= Work to be completed =
In the data below, find every line with the string "standalone" and pull it out.

[Code that draws figures]
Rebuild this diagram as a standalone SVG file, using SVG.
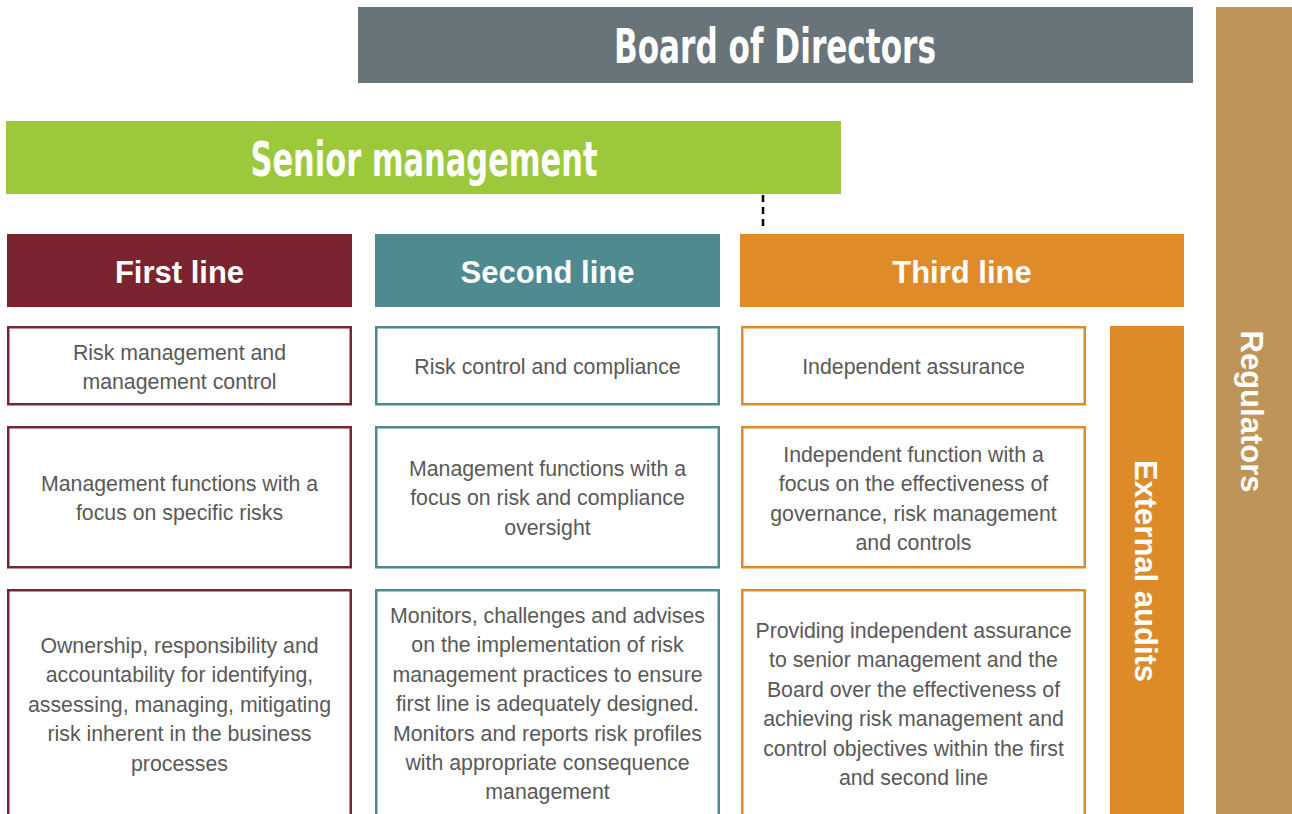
<svg xmlns="http://www.w3.org/2000/svg" width="1292" height="814" viewBox="0 0 1292 814">
<style>
.title{font-family:"Liberation Sans Narrow","DejaVu Sans Condensed","Liberation Sans",sans-serif;font-weight:bold;font-stretch:condensed;fill:#fff;text-anchor:middle}
.hdr{font-family:"Liberation Sans",Arial,sans-serif;font-weight:bold;font-size:31px;fill:#fff;text-anchor:middle}
.body{font-family:"Liberation Sans",Arial,sans-serif;font-size:21.3px;fill:#595959;text-anchor:middle}
.b1{fill:#fff;stroke:#7b2430;stroke-width:2.5}
.b2{fill:#fff;stroke:#4f8a90;stroke-width:2.5}
.b3{fill:#fff;stroke:#de8b28;stroke-width:2.5}
</style>
<rect width="1292" height="814" fill="#fff"/>
<g id="regulators">
<rect x="1216" y="7" width="76" height="807" fill="#bf9459"/>
<text class="hdr" transform="translate(1252,411.5) rotate(90)" x="0" y="11">Regulators</text>
</g>
<g id="board">
<rect x="358" y="7" width="835" height="76" fill="#69747a"/>
<text class="title" x="775" y="63" font-size="48" textLength="322" lengthAdjust="spacingAndGlyphs">Board of Directors</text>
</g>
<g id="senior">
<rect x="6" y="121" width="835" height="73" fill="#9bc93b"/>
<text class="title" x="424" y="176" font-size="48" textLength="347" lengthAdjust="spacingAndGlyphs">Senior management</text>
</g>
<g id="connectors">
<line x1="763" y1="195" x2="763" y2="229" stroke="#000" stroke-width="2.5" stroke-dasharray="7,5"/>
</g>
<g id="first-line">
<rect x="7" y="234" width="345" height="73" fill="#7b2430"/>
<text class="hdr" x="179.5" y="283">First line</text>
</g>
<g id="second-line">
<rect x="375" y="234" width="345" height="73" fill="#4f8a90"/>
<text class="hdr" x="547.5" y="283">Second line</text>
</g>
<g id="third-line">
<rect x="740" y="234" width="444" height="73" fill="#de8b28"/>
<text class="hdr" x="962" y="283">Third line</text>
</g>
<g id="external-audits">
<rect x="1110" y="326" width="74" height="488" fill="#dd8a28"/>
<text class="hdr" transform="translate(1146,571) rotate(90)" x="0" y="11">External audits</text>
</g>
<g id="first-1">
<rect class="b1" x="8.25" y="327.25" width="342.5" height="77"/>
<text class="body" x="179.5" y="360"><tspan x="179.5">Risk management and</tspan><tspan x="179.5" dy="29.4">management control</tspan></text>
</g>
<g id="first-2">
<rect class="b1" x="8.25" y="427.25" width="342.5" height="140"/>
<text class="body" x="179.5" y="490.5"><tspan x="179.5">Management functions with a</tspan><tspan x="179.5" dy="29.4">focus on specific risks</tspan></text>
</g>
<g id="first-3">
<rect class="b1" x="8.25" y="590.25" width="342.5" height="240"/>
<text class="body" x="179.5" y="653"><tspan x="179.5">Ownership, responsibility and</tspan><tspan x="179.5" dy="29.4">accountability for identifying,</tspan><tspan x="179.5" dy="29.4">assessing, managing, mitigating</tspan><tspan x="179.5" dy="29.4">risk inherent in the business</tspan><tspan x="179.5" dy="29.4">processes</tspan></text>
</g>
<g id="second-1">
<rect class="b2" x="376.25" y="327.25" width="342.5" height="77"/>
<text class="body" x="547.5" y="374">Risk control and compliance</text>
</g>
<g id="second-2">
<rect class="b2" x="376.25" y="427.25" width="342.5" height="140"/>
<text class="body" x="547.5" y="476"><tspan x="547.5">Management functions with a</tspan><tspan x="547.5" dy="29.4">focus on risk and compliance</tspan><tspan x="547.5" dy="29.4">oversight</tspan></text>
</g>
<g id="second-3">
<rect class="b2" x="376.25" y="590.25" width="342.5" height="240"/>
<text class="body" x="547.5" y="623"><tspan x="547.5">Monitors, challenges and advises</tspan><tspan x="547.5" dy="29.4">on the implementation of risk</tspan><tspan x="547.5" dy="29.4">management practices to ensure</tspan><tspan x="547.5" dy="29.4">first line is adequately designed.</tspan><tspan x="547.5" dy="29.4">Monitors and reports risk profiles</tspan><tspan x="547.5" dy="29.4">with appropriate consequence</tspan><tspan x="547.5" dy="29.4">management</tspan></text>
</g>
<g id="third-1">
<rect class="b3" x="742.25" y="327.25" width="342.5" height="77"/>
<text class="body" x="913.5" y="374">Independent assurance</text>
</g>
<g id="third-2">
<rect class="b3" x="742.25" y="427.25" width="342.5" height="140"/>
<text class="body" x="913.5" y="462"><tspan x="913.5">Independent function with a</tspan><tspan x="913.5" dy="29.4">focus on the effectiveness of</tspan><tspan x="913.5" dy="29.4">governance, risk management</tspan><tspan x="913.5" dy="29.4">and controls</tspan></text>
</g>
<g id="third-3">
<rect class="b3" x="742.25" y="590.25" width="342.5" height="240"/>
<text class="body" x="913.5" y="638"><tspan x="913.5">Providing independent assurance</tspan><tspan x="913.5" dy="29.4">to senior management and the</tspan><tspan x="913.5" dy="29.4">Board over the effectiveness of</tspan><tspan x="913.5" dy="29.4">achieving risk management and</tspan><tspan x="913.5" dy="29.4">control objectives within the first</tspan><tspan x="913.5" dy="29.4">and second line</tspan></text>
</g>
</svg>
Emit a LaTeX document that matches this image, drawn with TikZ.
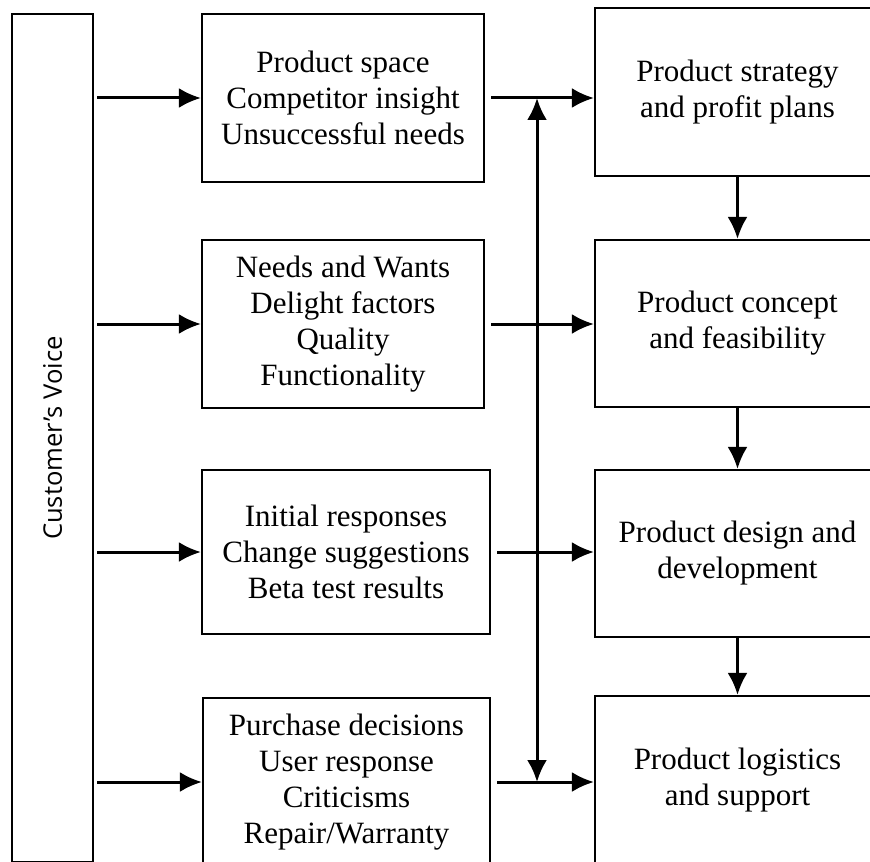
\documentclass[tikz,border=0pt]{standalone}
\usepackage{fontspec}
\setmainfont{Liberation Serif}
\newfontfamily\voicefont{Open Sans}
\usetikzlibrary{arrows.meta}
\tikzset{
  box/.style={draw,line width=1.1pt,inner sep=0pt,align=center,
    font=\fontsize{15.5}{18}\selectfont},
  flow/.style={-{Latex[length=11pt,width=10pt]},line width=1.5pt},
  twoway/.style={{Latex[length=11pt,width=10pt]}-{Latex[length=11pt,width=10pt]},line width=1.5pt},
}

\begin{document}
\begin{tikzpicture}[x=0.5pt,y=-0.5pt]
  \useasboundingbox (0,0) rectangle (870,861);
  \clip (0,0) rectangle (870,861);
  % customer column
  \node[box,minimum width=40.5pt,minimum height=424pt] (voice) at (52.5,438)
    {\rotatebox{90}{\voicefont\fontsize{12.8}{15}\selectfont Customer’s Voice}};
  % inputs
  \node[box,minimum width=141pt,minimum height=84pt] (in1) at (343,98)
    {Product space\\Competitor insight\\Unsuccessful needs};
  \node[box,minimum width=141pt,minimum height=84pt] (in2) at (343,324)
    {Needs and Wants\\Delight factors\\Quality\\Functionality};
  \node[box,minimum width=144pt,minimum height=82pt] (in3) at (346,552)
    {Initial responses\\Change suggestions\\Beta test results};
  \node[box,minimum width=143.5pt,minimum height=84pt] (in4) at (346.5,782)
    {Purchase decisions\\User response\\Criticisms\\Repair/Warranty};
  % stages
  \node[box,minimum width=142.5pt,minimum height=84pt] (st1) at (737.5,92)
    {Product strategy\\and profit plans};
  \node[box,minimum width=142.5pt,minimum height=83.5pt] (st2) at (737.5,323.5)
    {Product concept\\and feasibility};
  \node[box,minimum width=142.5pt,minimum height=83.5pt] (st3) at (737.5,553.5)
    {Product design and\\development};
  \node[box,minimum width=142.5pt,minimum height=84pt] (st4) at (737.5,780)
    {Product logistics\\and support};
  \coordinate (bus) at (537,0);

  \foreach \i in {1,...,4}{
    \draw[flow,shorten <=1.5pt] (voice.east |- in\i.west) -- (in\i.west);
    \draw[flow,shorten <=3pt] (in\i.east) -- (in\i.east -| st\i.west);
  }
  \draw[flow] (st1) -- (st2);
  \draw[flow] (st2) -- (st3);
  \draw[flow] (st3) -- (st4);
  \draw[twoway] (bus |- in1.east) -- (bus |- in4.east);
\end{tikzpicture}
\end{document}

= Final result =
Rebuild this diagram as a standalone SVG file, using SVG.
\documentclass[tikz,border=0pt]{standalone}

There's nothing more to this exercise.